Hi, I'm a second year studying English Lit & Lang at Oxford and I'm starting to get a lot of anxiety when I think about the future. I truly have no idea what I want to do after university. I've attended several socials, dinners and career fairs, spoken to career advisors etc, and I'm still unsure. I would like some suggestions. I would like a job that I would actually enjoy and is mentally stimulating, but I also want to make a lot of money, as I'm the first person to go to university in my immigrant family and they're relying on me to graduate and help with money (and I also want to help my parents).
People have suggested becoming a solicitor thru the PGDL, publishing, consulting or journalism & media. I'm thinking about law but the thought of working 9-9 5 days a week makes me depressed. I've been working since I was 13 and I cant imagine spending the entirety of my day at work, it would feel like I'm working my life away.
To give some background information about me, I'm a creative person more than a business one. I love writing, acting, fashion and film. I have made some short films and I have a decent social media following with 1m+ likes on my fashion content, but I find the idea of a social media career to be unreliable, and I'm not even sure if I can grow enough to make a living from it. So my compromise to myself is that I will get a "proper" job when I finish uni, and keep pursuing my actual interests alongside working, and hopefully one day I will be making enough from that content to quit the other job and dedicate myself full-time to what I actually enjoy. And in case that doesn't work out, I will still have a job where I can support myself and my family and be able to buy a house one day.

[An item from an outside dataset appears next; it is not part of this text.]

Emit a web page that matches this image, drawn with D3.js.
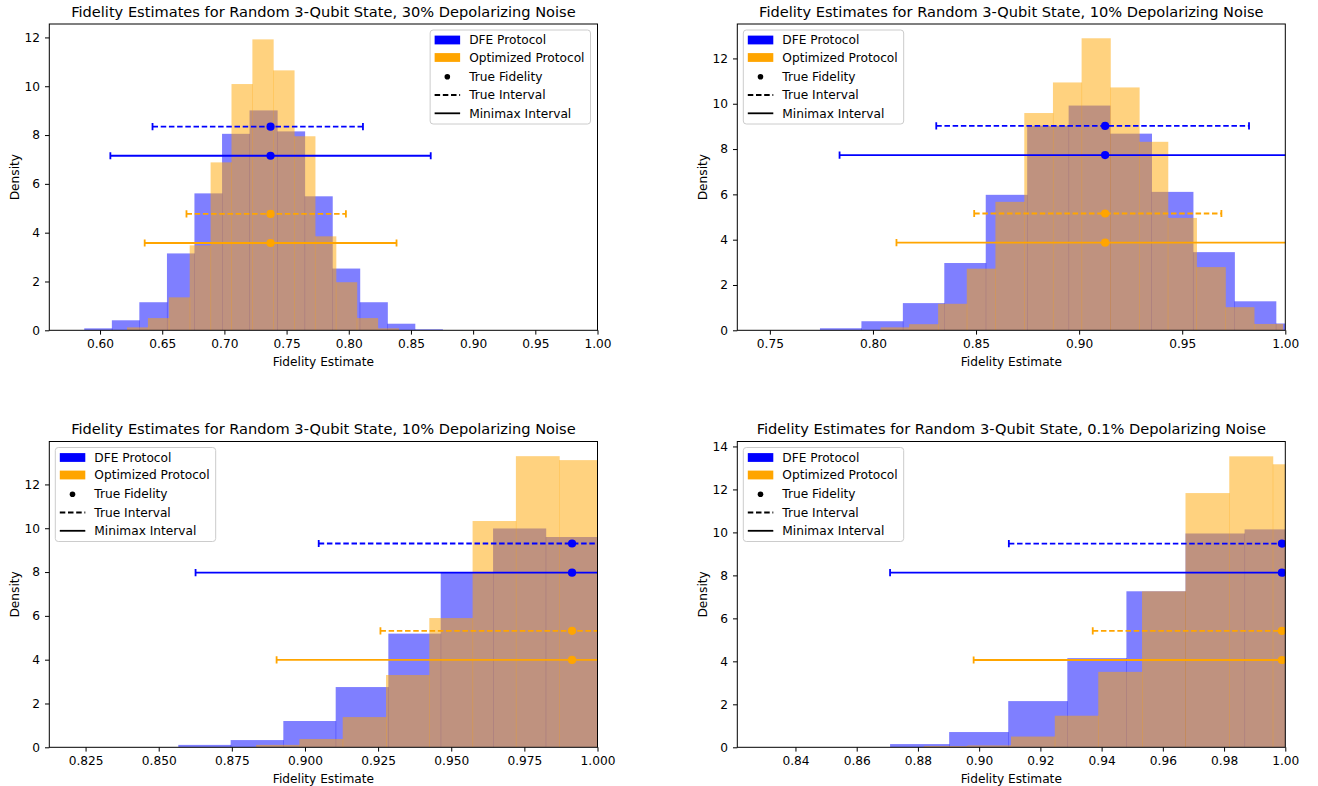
<!DOCTYPE html>
<html>
<head>
<meta charset="utf-8">
<script src="https://cdn.jsdelivr.net/npm/d3@7"></script>
<style>
  body { margin: 0; background: #fff; }
  svg { font-family: "DejaVu Sans", sans-serif; }
</style>
</head>
<body>
<div id="chart"></div>
<script>
// ---- panel 1 : 30% depolarizing noise ----
const p1DfeEdges = [0.5873, 0.6095, 0.6316, 0.6538, 0.6759, 0.6981, 0.7202, 0.7424, 0.7645, 0.7867, 0.8088, 0.8310, 0.8531, 0.8753];
const p1DfeDensity = [0.08, 0.41, 1.15, 3.15, 5.61, 8.05, 9.01, 8.15, 5.49, 2.53, 1.15, 0.27, 0.04];
const p1OptEdges = [0.6217, 0.6385, 0.6553, 0.6721, 0.6889, 0.7057, 0.7225, 0.7392, 0.7560, 0.7728, 0.7896, 0.8064, 0.8232, 0.8400];
const p1OptDensity = [0.12, 0.50, 1.35, 3.48, 6.88, 10.09, 11.92, 10.65, 7.95, 3.85, 1.97, 0.50, 0.08];
const p1Truth = 0.7371;
const p1DfeTrue = [0.6422, 0.8114];
const p1DfeMinimax = [0.6083, 0.8659];
const p1OptTrue = [0.6695, 0.7977];
const p1OptMinimax = [0.6359, 0.8384];
const p1XDomain = [0.5592, 1.0];
const p1YMax = 12.55;
const p1XTicks = [0.60, 0.65, 0.70, 0.75, 0.80, 0.85, 0.90, 0.95, 1.00];
const p1YTicks = [0, 2, 4, 6, 8, 10, 12];

// ---- panel 2 : 10% depolarizing noise ----
const p2DfeEdges = [0.7743, 0.7944, 0.8145, 0.8346, 0.8547, 0.8748, 0.8949, 0.9150, 0.9351, 0.9552, 0.9753, 0.9954, 1.0155];
const p2DfeDensity = [0.09, 0.40, 1.20, 2.97, 5.98, 9.03, 9.92, 8.68, 6.11, 3.45, 1.28, 0.30];
const p2OptEdges = [0.8037, 0.8176, 0.8316, 0.8455, 0.8594, 0.8734, 0.8873, 0.9012, 0.9151, 0.9291, 0.9430, 0.9569, 0.9709, 0.9848, 0.9987];
const p2OptDensity = [0.13, 0.27, 1.17, 2.72, 5.67, 9.59, 10.94, 12.89, 10.72, 8.32, 4.96, 2.79, 1.02, 0.28];
const p2Truth = 0.9126;
const p2DfeTrue = [0.8307, 0.9824];
const p2DfeMinimax = [0.7838, 1.0414];
const p2OptTrue = [0.8491, 0.9690];
const p2OptMinimax = [0.8114, 1.0138];
const p2XDomain = [0.7342, 1.0];
const p2YMax = 13.52;
const p2XTicks = [0.75, 0.80, 0.85, 0.90, 0.95, 1.00];
const p2YTicks = [0, 2, 4, 6, 8, 10, 12];

// ---- panel 3 : 10% depolarizing noise ----
const p3DfeEdges = [0.8567, 0.8746, 0.8926, 0.9105, 0.9285, 0.9464, 0.9643, 0.9823, 1.0002];
const p3DfeDensity = [0.11, 0.33, 1.20, 2.75, 5.19, 7.97, 9.99, 9.60];
const p3OptEdges = [0.8833, 0.8981, 0.9129, 0.9277, 0.9425, 0.9573, 0.9721, 0.9869, 1.0017];
const p3OptDensity = [0.11, 0.38, 1.38, 3.30, 5.90, 10.33, 13.29, 13.11];
const p3Truth = 0.9913;
const p3DfeTrue = [0.9047, 1.0779];
const p3DfeMinimax = [0.8626, 1.1200];
const p3OptTrue = [0.9258, 1.0568];
const p3OptMinimax = [0.8903, 1.0923];
const p3XDomain = [0.8126, 1.0];
const p3YMax = 13.96;
const p3XTicks = [0.825, 0.850, 0.875, 0.900, 0.925, 0.950, 0.975, 1.000];
const p3YTicks = [0, 2, 4, 6, 8, 10, 12];

// ---- panel 4 : 0.1% depolarizing noise ----
const p4DfeEdges = [0.8709, 0.8902, 0.9095, 0.9288, 0.9481, 0.9674, 0.9867, 1.0060];
const p4DfeDensity = [0.15, 0.71, 2.15, 4.15, 7.26, 9.95, 10.14];
const p4OptEdges = [0.8819, 0.8962, 0.9104, 0.9247, 0.9389, 0.9532, 0.9674, 0.9817, 0.9959, 1.0102];
const p4OptDensity = [0.06, 0.09, 0.50, 1.47, 3.51, 7.26, 11.83, 13.54, 13.17];
const p4Truth = 0.9989;
const p4DfeTrue = [0.9097, 1.0881];
const p4DfeMinimax = [0.8709, 1.1269];
const p4OptTrue = [0.9371, 1.0607];
const p4OptMinimax = [0.8982, 1.0996];
const p4XDomain = [0.821, 1.0];
const p4YMax = 14.23;
const p4XTicks = [0.84, 0.86, 0.88, 0.90, 0.92, 0.94, 0.96, 0.98, 1.00];
const p4YTicks = [0, 2, 4, 6, 8, 10, 12, 14];

const titles = [
  "Fidelity Estimates for Random 3-Qubit State, 30% Depolarizing Noise",
  "Fidelity Estimates for Random 3-Qubit State, 10% Depolarizing Noise",
  "Fidelity Estimates for Random 3-Qubit State, 10% Depolarizing Noise",
  "Fidelity Estimates for Random 3-Qubit State, 0.1% Depolarizing Noise"
];
const legendLabels = ["DFE Protocol", "Optimized Protocol", "True Fidelity", "True Interval", "Minimax Interval"];
// error bars sit at these fractions of the tallest bar
const barLevels = [0.7, 0.6, 0.4, 0.3];

const DFE_COLOR = "#0000ff";
const OPT_COLOR = "#ffa500";
const FS = 12.2;   // tick / label / legend font size
const TFS = 14.6;  // title font size

// svg
const W = 1318, H = 786;
const svg = d3.select("#chart").append("svg")
  .attr("width", W).attr("height", H);

// panel boxes in pixels
const cols = [[49.3, 597.5], [737.3, 1285.3]];
const rows = [[24, 330.3], [441.5, 747.3]];

const panels = [
  {dfeE: p1DfeEdges, dfeD: p1DfeDensity, optE: p1OptEdges, optD: p1OptDensity, truth: p1Truth,
   iv: [p1DfeTrue, p1DfeMinimax, p1OptTrue, p1OptMinimax], xd: p1XDomain, ymax: p1YMax,
   xt: p1XTicks, yt: p1YTicks, fmt: ".2f", col: 0, row: 0, legendRight: true},
  {dfeE: p2DfeEdges, dfeD: p2DfeDensity, optE: p2OptEdges, optD: p2OptDensity, truth: p2Truth,
   iv: [p2DfeTrue, p2DfeMinimax, p2OptTrue, p2OptMinimax], xd: p2XDomain, ymax: p2YMax,
   xt: p2XTicks, yt: p2YTicks, fmt: ".2f", col: 1, row: 0, legendRight: false},
  {dfeE: p3DfeEdges, dfeD: p3DfeDensity, optE: p3OptEdges, optD: p3OptDensity, truth: p3Truth,
   iv: [p3DfeTrue, p3DfeMinimax, p3OptTrue, p3OptMinimax], xd: p3XDomain, ymax: p3YMax,
   xt: p3XTicks, yt: p3YTicks, fmt: ".3f", col: 0, row: 1, legendRight: false},
  {dfeE: p4DfeEdges, dfeD: p4DfeDensity, optE: p4OptEdges, optD: p4OptDensity, truth: p4Truth,
   iv: [p4DfeTrue, p4DfeMinimax, p4OptTrue, p4OptMinimax], xd: p4XDomain, ymax: p4YMax,
   xt: p4XTicks, yt: p4YTicks, fmt: ".2f", col: 1, row: 1, legendRight: false}
];

const defs = svg.append("defs");

panels.forEach(function(P, k) {
  const L = cols[P.col][0], R = cols[P.col][1];
  const T = rows[P.row][0], B = rows[P.row][1];
  const x = d3.scaleLinear().domain(P.xd).range([L, R]);
  const y = d3.scaleLinear().domain([0, P.ymax]).range([B, T]);
  const g = svg.append("g");

  defs.append("clipPath").attr("id", "clip" + k)
    .append("rect").attr("x", L).attr("y", T).attr("width", R - L).attr("height", B - T);
  const plot = g.append("g").attr("clip-path", "url(#clip" + k + ")");

  // histograms, DFE first then optimized on top
  const series = [
    {edges: P.dfeE, dens: P.dfeD, color: DFE_COLOR},
    {edges: P.optE, dens: P.optD, color: OPT_COLOR}
  ];
  series.forEach(function(s) {
    plot.append("g").selectAll("rect")
      .data(s.dens)
      .join("rect")
      .attr("x", (d, i) => x(s.edges[i]))
      .attr("width", (d, i) => x(s.edges[i + 1]) - x(s.edges[i]) + 0.5)
      .attr("y", d => y(d))
      .attr("height", d => y(0) - y(d))
      .attr("fill", s.color)
      .attr("fill-opacity", 0.5);
  });

  // error bars
  const peak = d3.max(P.dfeD.concat(P.optD));
  const bars = [
    {iv: P.iv[0], lvl: barLevels[0], color: DFE_COLOR, dash: true},
    {iv: P.iv[1], lvl: barLevels[1], color: DFE_COLOR, dash: false},
    {iv: P.iv[2], lvl: barLevels[2], color: OPT_COLOR, dash: true},
    {iv: P.iv[3], lvl: barLevels[3], color: OPT_COLOR, dash: false}
  ];
  bars.forEach(function(b) {
    const yy = y(b.lvl * peak);
    const eb = plot.append("g");
    eb.append("line")
      .attr("x1", x(b.iv[0])).attr("x2", x(b.iv[1]))
      .attr("y1", yy).attr("y2", yy)
      .attr("stroke", b.color).attr("stroke-width", 1.8)
      .attr("stroke-dasharray", b.dash ? "5.5,2.7" : null);
    eb.selectAll(".cap").data(b.iv).join("line")
      .attr("class", "cap")
      .attr("x1", d => x(d)).attr("x2", d => x(d))
      .attr("y1", yy - 3.6).attr("y2", yy + 3.6)
      .attr("stroke", b.color).attr("stroke-width", 1.8);
    eb.append("circle")
      .attr("cx", x(P.truth)).attr("cy", yy).attr("r", 4.1)
      .attr("fill", b.color);
  });

  // axes
  const xAxis = g.append("g")
    .attr("transform", "translate(0," + B + ")")
    .call(d3.axisBottom(x).tickValues(P.xt).tickFormat(d3.format(P.fmt))
      .tickSize(4.3).tickPadding(4.7));
  const yAxis = g.append("g")
    .attr("transform", "translate(" + L + ",0)")
    .call(d3.axisLeft(y).tickValues(P.yt).tickFormat(d3.format("d"))
      .tickSize(4.3).tickPadding(5));
  [xAxis, yAxis].forEach(function(a) {
    a.select(".domain").remove();
    a.selectAll("text").attr("font-size", FS).attr("fill", "#000")
      .attr("font-family", "DejaVu Sans, sans-serif");
    a.selectAll("line").attr("stroke", "#000").attr("stroke-width", 1);
  });

  // spines
  g.append("rect")
    .attr("x", L).attr("y", T).attr("width", R - L).attr("height", B - T)
    .attr("fill", "none").attr("stroke", "#000").attr("stroke-width", 1);

  // labels
  g.append("text")
    .attr("x", (L + R) / 2).attr("y", T - 7.2)
    .attr("text-anchor", "middle").attr("font-size", TFS)
    .text(titles[k]);
  g.append("text")
    .attr("x", (L + R) / 2).attr("y", B + 35.4)
    .attr("text-anchor", "middle").attr("font-size", FS)
    .text("Fidelity Estimate");
  g.append("text")
    .attr("transform", "translate(" + (L - 30.8) + "," + ((T + B) / 2) + ") rotate(-90)")
    .attr("text-anchor", "middle").attr("font-size", FS)
    .text("Density");

  // legend
  const lg = g.append("g");
  const box = lg.append("rect");
  const rowY = [10, 27.5, 46.7, 65, 83.3];
  const texts = lg.selectAll("text").data(legendLabels).join("text")
    .attr("x", 39).attr("y", (d, i) => rowY[i])
    .attr("dy", "0.35em").attr("font-size", FS)
    .text(d => d);
  let tw = 0;
  texts.each(function() { tw = Math.max(tw, this.getComputedTextLength()); });
  const bw = 39 + tw + 6, bh = 94;
  box.attr("width", bw).attr("height", bh).attr("rx", 3)
    .attr("fill", "#fff").attr("fill-opacity", 0.8)
    .attr("stroke", "#cccccc").attr("stroke-width", 1);
  lg.append("rect").attr("x", 4.5).attr("y", rowY[0] - 4.4).attr("width", 25.5).attr("height", 8.8).attr("fill", DFE_COLOR);
  lg.append("rect").attr("x", 4.5).attr("y", rowY[1] - 4.4).attr("width", 25.5).attr("height", 8.8).attr("fill", OPT_COLOR);
  lg.append("circle").attr("cx", 17.2).attr("cy", rowY[2]).attr("r", 2.8).attr("fill", "#000");
  lg.append("line").attr("x1", 4.5).attr("x2", 30).attr("y1", rowY[3]).attr("y2", rowY[3])
    .attr("stroke", "#000").attr("stroke-width", 1.8).attr("stroke-dasharray", "5.5,2.7");
  lg.append("line").attr("x1", 4.5).attr("x2", 30).attr("y1", rowY[4]).attr("y2", rowY[4])
    .attr("stroke", "#000").attr("stroke-width", 1.8);
  const lx = P.legendRight ? R - 7 - bw : L + 6;
  lg.attr("transform", "translate(" + lx + "," + (T + 6) + ")");
});
</script>
</body>
</html>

If anyone has any advice for what I should do career-wise, it would be really appreciated. Also if anyone felt the same way I do, please let me know what you ended up doing. I'm naturally a creative person, always have been, but I don't think I can go into a creative field like screenwriting or acting or film like I really want to, because too many ppl are relying on me. Any advice is really appreciated.
I know I'm asking for a lot, and this seems idyllic and fanciful even to me, but I don't want to give up my hobbies and interests. Is there a way I can do what I enjoy whilst still making enough to support myself and my family?